Indeed, the band Poppins fronts, Belgium’s delightfully offensive Cocaine Piss, limits its performance to concise bursts of intense, sexy energy. With the finesse of a steamroller, set opener “Piñacolalove” expresses the anxiety of the first flush of lust. The thrashy “Treehouse” recounts, with the delicate touch of a 300-pound biker somersaulting down a flight of stairs, the revenge of a sexually conflicted girl.

From their titles alone, “Sex Weirdos,” “Incest” and “Pussy” require no exegesis.

Drawing on their tutelage under noise guru and engineer extraordinaire Steve Albini, the Pissers are highly skilled at such provocation, often flirting with the grotesque. The band squats that gritty space where Surfbort and early Bad Brains intersect. That’s a clumsy convergence, to be sure. But hardcore punk pays heed neither to subtlety nor to nuance.

And nor should it.

Poppins herself embodies this defiance of rules and propriety—qualities that define her gloriously anarchic quartet. Her shrill caterwauling recalls Japanoise siren Yasuko Onuki from Melt-Banana. She spends half of the gig pinballing through the pit and the other half face-planted on the stage. Her demeanor is both stand-offish and matronly.

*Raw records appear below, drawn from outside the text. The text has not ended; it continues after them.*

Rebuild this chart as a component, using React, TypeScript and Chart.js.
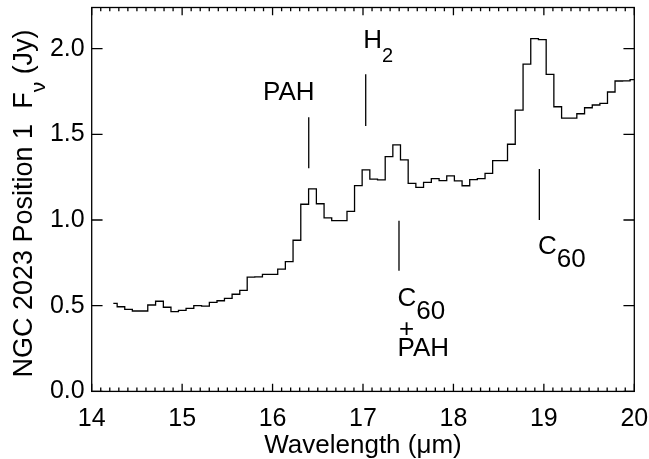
import React, { useEffect, useRef } from 'react';
import { Chart, registerables } from 'chart.js';

Chart.register(...registerables);

// Spectrum: bin-centre wavelengths (μm) and flux density (Jy)
const wavelength = [
  14.239, 14.324, 14.407, 14.492, 14.577, 14.663, 14.750, 14.835, 14.918, 15.001,
  15.086, 15.172, 15.258, 15.344, 15.427, 15.509, 15.596, 15.679, 15.760, 15.846,
  15.930, 16.015, 16.099, 16.184, 16.269, 16.355, 16.442, 16.527, 16.612, 16.696,
  16.781, 16.865, 16.948, 17.033, 17.118, 17.203, 17.288, 17.372, 17.457, 17.542,
  17.627, 17.712, 17.799, 17.884, 17.968, 18.053, 18.138, 18.222, 18.307, 18.392,
  18.475, 18.556, 18.640, 18.727, 18.813, 18.897, 18.983, 19.068, 19.153, 19.239,
  19.322, 19.407, 19.493, 19.577, 19.662, 19.745, 19.829, 19.912, 19.995, 20.080,
];
const flux = [
  0.514, 0.494, 0.479, 0.469, 0.469, 0.504, 0.526, 0.491, 0.465, 0.473,
  0.485, 0.500, 0.497, 0.520, 0.529, 0.543, 0.567, 0.589, 0.667, 0.668,
  0.683, 0.683, 0.714, 0.757, 0.882, 1.092, 1.182, 1.095, 1.012, 0.997,
  0.997, 1.051, 1.201, 1.293, 1.239, 1.234, 1.370, 1.439, 1.351, 1.214,
  1.191, 1.220, 1.241, 1.230, 1.257, 1.228, 1.200, 1.236, 1.241, 1.272,
  1.346, 1.347, 1.442, 1.641, 1.910, 2.058, 2.052, 1.850, 1.661, 1.595,
  1.595, 1.620, 1.655, 1.671, 1.681, 1.747, 1.811, 1.812, 1.819, 1.819,
];

const xTickValues = [14, 15, 16, 17, 18, 19, 20];
const yTickValues = [0, 0.5, 1.0, 1.5, 2.0];
const xRange = [14, 20];
const yRange = [0, 2.24];

const xTitle = 'Wavelength (μm)';
const yTitleParts = [
  { text: 'NGC 2023 Position 1  F' },
  { text: 'ν', sub: true, small: true },
  { text: ' (Jy)' },
];

// Feature markers (data coordinates)
const featureLines = [
  { x: 16.40, y0: 1.302, y1: 1.599 },
  { x: 17.030, y0: 1.548, y1: 1.850 },
  { x: 17.398, y0: 0.704, y1: 0.996 },
  { x: 18.950, y0: 1.000, y1: 1.298 },
];
type Part = { text: string; sub?: boolean; small?: boolean };
const featureLabels: { x: number; y: number; align?: string; parts: Part[] }[] = [
  { x: 15.894, y: 1.700, parts: [{ text: 'PAH' }] },
  { x: 17.003, y: 2.002, parts: [{ text: 'H' }, { text: '2', sub: true, small: true }] },
  { x: 17.382, y: 0.498, parts: [{ text: 'C' }, { text: '60', sub: true }] },
  { x: 17.483, y: 0.320, align: 'center', parts: [{ text: '+' }] },
  { x: 17.382, y: 0.207, parts: [{ text: 'PAH' }] },
  { x: 18.935, y: 0.802, parts: [{ text: 'C' }, { text: '60', sub: true }] },
];

const FONT = "'Liberation Sans', Arial, Helvetica, sans-serif";
const LW = 1.3;

function drawParts(ctx: CanvasRenderingContext2D, x: number, y: number, parts: Part[], size: number, align: string) {
  const subSize = Math.round(size * 0.78);
  const widths = parts.map((p) => {
    ctx.font = `${p.small ? subSize : size}px ${FONT}`;
    return ctx.measureText(p.text).width;
  });
  const total = widths.reduce((a, b) => a + b, 0);
  let cx = align === 'center' ? x - total / 2 : x;
  ctx.textAlign = 'left';
  ctx.textBaseline = 'alphabetic';
  parts.forEach((p, i) => {
    ctx.font = `${p.small ? subSize : size}px ${FONT}`;
    ctx.fillText(p.text, cx, y + (p.sub ? 13.3 : 0));
    cx += widths[i];
  });
}

const decorPlugin = {
  id: 'decor',
  afterDraw(chart: any) {
    const { ctx, chartArea: a, scales } = chart;
    const xs = scales.x;
    const ys = scales.y;
    ctx.save();
    ctx.strokeStyle = '#000';
    ctx.fillStyle = '#000';
    ctx.lineWidth = LW;
    ctx.strokeRect(a.left, a.top, a.right - a.left, a.bottom - a.top);
    ctx.beginPath();
    const majX = 0.02 * (a.bottom - a.top);
    const majY = 0.02 * (a.right - a.left);
    for (let i = xRange[0] * 10; i <= xRange[1] * 10; i++) {
      const v = i / 10;
      const px = xs.getPixelForValue(v);
      const len = i % 10 === 0 ? majX : majX / 2;
      ctx.moveTo(px, a.bottom);
      ctx.lineTo(px, a.bottom - len);
      ctx.moveTo(px, a.top);
      ctx.lineTo(px, a.top + len);
    }
    yTickValues.forEach((v) => {
      const py = ys.getPixelForValue(v);
      ctx.moveTo(a.left, py);
      ctx.lineTo(a.left + majY, py);
      ctx.moveTo(a.right, py);
      ctx.lineTo(a.right - majY, py);
    });
    featureLines.forEach((f) => {
      const px = xs.getPixelForValue(f.x);
      ctx.moveTo(px, ys.getPixelForValue(f.y0));
      ctx.lineTo(px, ys.getPixelForValue(f.y1));
    });
    ctx.stroke();

    featureLabels.forEach((l) => {
      drawParts(ctx, xs.getPixelForValue(l.x), ys.getPixelForValue(l.y), l.parts, 26, l.align || 'left');
    });

    // x title
    drawParts(ctx, (a.left + a.right) / 2, 452.6, [{ text: xTitle }], 26, 'center');
    // y title
    ctx.save();
    ctx.translate(31.5, (a.top + a.bottom) / 2 + 4);
    ctx.rotate(-Math.PI / 2);
    drawParts(ctx, 0, 0, yTitleParts, 27, 'center');
    ctx.restore();
    ctx.restore();
  },
};

export default function App() {
  const ref = useRef<HTMLCanvasElement>(null);
  useEffect(() => {
    if (!ref.current) return;
    const chart = new Chart(ref.current, {
      type: 'line',
      data: {
        datasets: [
          {
            data: wavelength.map((w, i) => ({ x: w, y: flux[i] })),
            stepped: 'middle',
            borderColor: '#000',
            borderWidth: LW,
            pointRadius: 0,
            fill: false,
          },
        ],
      },
      options: {
        animation: false,
        responsive: false,
        devicePixelRatio: 1,
        layout: { padding: { top: 7.5, right: 14.7, left: 0, bottom: 0 } },
        plugins: { legend: { display: false }, tooltip: { enabled: false } },
        scales: {
          x: {
            type: 'linear',
            min: xRange[0],
            max: xRange[1],
            grid: { display: false, drawTicks: false },
            border: { display: false },
            afterBuildTicks: (s: any) => {
              s.ticks = xTickValues.map((v) => ({ value: v }));
            },
            afterFit: (s: any) => {
              s.height = 67.6;
              s.paddingLeft = 0;
              s.paddingRight = 0;
            },
            ticks: {
              padding: 13,
              maxRotation: 0,
              color: '#000',
              font: { family: FONT, size: 25 },
              callback: (v: any) => String(v),
            },
          },
          y: {
            type: 'linear',
            min: yRange[0],
            max: yRange[1],
            grid: { display: false, drawTicks: false },
            border: { display: false },
            afterBuildTicks: (s: any) => {
              s.ticks = yTickValues.map((v) => ({ value: v }));
            },
            afterFit: (s: any) => {
              s.width = 91.7;
              s.paddingTop = 0;
              s.paddingBottom = 0;
            },
            ticks: {
              padding: 7,
              color: '#000',
              font: { family: FONT, size: 25 },
              callback: (v: any) => Number(v).toFixed(1),
            },
          },
        },
      },
      plugins: [decorPlugin],
    });
    return () => chart.destroy();
  }, []);
  return (
    <div style={{ position: 'fixed', left: 0, top: 0, width: 649, height: 459, background: '#fff' }}>
      <canvas ref={ref} width={649} height={459} />
    </div>
  );
}
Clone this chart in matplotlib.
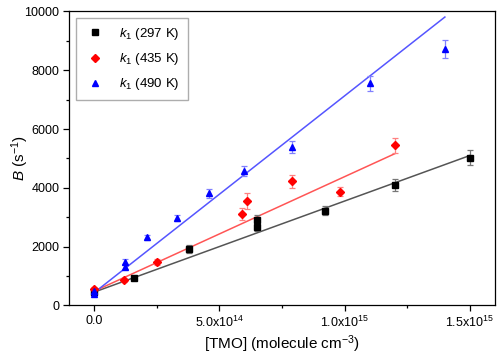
import numpy as np
import matplotlib.pyplot as plt
from matplotlib.lines import Line2D

# data
tmo_297 = [0.0, 1.6e14, 3.8e14, 6.5e14, 6.5e14, 9.2e14, 1.2e15, 1.5e15]
b_297 = [440, 930, 1920, 2920, 2670, 3220, 4100, 5030]
err_297 = [80, 60, 130, 140, 140, 160, 200, 255]

tmo_435 = [0.0, 1.2e14, 2.5e14, 5.9e14, 6.1e14, 7.9e14, 9.8e14, 1.2e15]
b_435 = [560, 875, 1490, 3110, 3540, 4230, 3870, 5440]
err_435 = [80, 70, 100, 200, 270, 220, 150, 270]

tmo_490 = [0.0, 0.0, 1.23e14, 1.23e14, 2.13e14, 3.3e14, 4.6e14, 6.0e14, 7.9e14, 1.1e15, 1.4e15]
b_490 = [400, 480, 1490, 1320, 2310, 2970, 3810, 4560, 5400, 7550, 8710]
err_490 = [70, 70, 90, 90, 100, 100, 150, 170, 200, 250, 310]

# linear fits as drawn (slope, intercept, x end)
fit_297 = (3.1e-12, 450, 1.5e15)
fit_435 = (3.9e-12, 480, 1.2e15)
fit_490 = (6.7e-12, 430, 1.4e15)

xticks = [0.0, 5e14, 1e15, 1.5e15]
xticklabels = ["0.0", r"5.0x10$^{14}$", r"1.0x10$^{15}$", r"1.5x10$^{15}$"]

plt.rcParams.update({
    "font.family": ["Liberation Sans", "DejaVu Sans"],
    "mathtext.fontset": "custom",
    "mathtext.rm": "Liberation Sans",
    "mathtext.it": "Liberation Sans:italic",
    "font.size": 9,
    "axes.linewidth": 0.9,
})

fig = plt.figure(figsize=(5.0, 3.58), dpi=100)
ax = fig.add_axes([0.138, 0.147, 0.852, 0.821])

series = [
    (tmo_297, b_297, err_297, fit_297, "s", "#000000", "#777777", "#555555", r"$k_1$ (297 K)"),
    (tmo_435, b_435, err_435, fit_435, "D", "#ff0000", "#ff8080", "#ff5555", r"$k_1$ (435 K)"),
    (tmo_490, b_490, err_490, fit_490, "^", "#0000ff", "#8080ff", "#5555ff", r"$k_1$ (490 K)"),
]

handles = []
for x, y, e, fit, mk, col, ecol, lcol, lab in series:
    slope, icpt, xend = fit
    xx = np.array([0.0, xend])
    ax.plot(xx, slope * xx + icpt, color=lcol, lw=1.1, zorder=2)
    ms = 5 if mk != "D" else 4.5
    ax.errorbar(x, y, yerr=e, fmt=mk, color=col, ecolor=ecol, elinewidth=0.9,
                capsize=2.5, capthick=0.9, ms=ms, zorder=3)
    handles.append(Line2D([], [], ls="none", marker=mk, color=col, ms=ms * 0.8, label=lab))

ax.set_xlim(-1e14, 1.6e15)
ax.set_ylim(0, 10000)
ax.set_xticks(xticks)
ax.set_xticklabels(xticklabels)
ax.set_xticks(np.arange(0, 1.6e15, 2.5e14), minor=True)
ax.set_yticks(np.arange(0, 10001, 2000))
ax.set_yticks(np.arange(0, 10001, 1000), minor=True)
ax.tick_params(direction="out", length=4, width=0.9, pad=3)
ax.tick_params(which="minor", direction="out", length=2.5, width=0.9)

ax.set_xlabel(r"[TMO] (molecule cm$^{-3}$)", fontsize=11, labelpad=2)
ax.set_ylabel(r"$B$ (s$^{-1}$)", fontsize=11)
ax.yaxis.set_label_coords(-0.09, 0.5)

leg = ax.legend(handles=handles, loc="upper left", frameon=True, fancybox=False,
                fontsize=9.5, handletextpad=0.9, labelspacing=0.7, borderpad=0.6,
                handlelength=1.8, borderaxespad=0.5)
leg.get_frame().set_edgecolor("#999999")
leg.get_frame().set_linewidth(1.0)

fig.savefig("out.png", dpi=100)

But Poppins’ triumph is complete with the trashy burlesque of “Happiness.” Her interpretation captures the awkwardness and joy of self-pleasure. She tugs brusquely on her left tit and then, with a charming accent, coos jerkily “mas-tur-bah-syoh.”

So yeah, Cocaine Piss songs are short and sensual. Just like any good session of, uh, “happiness.”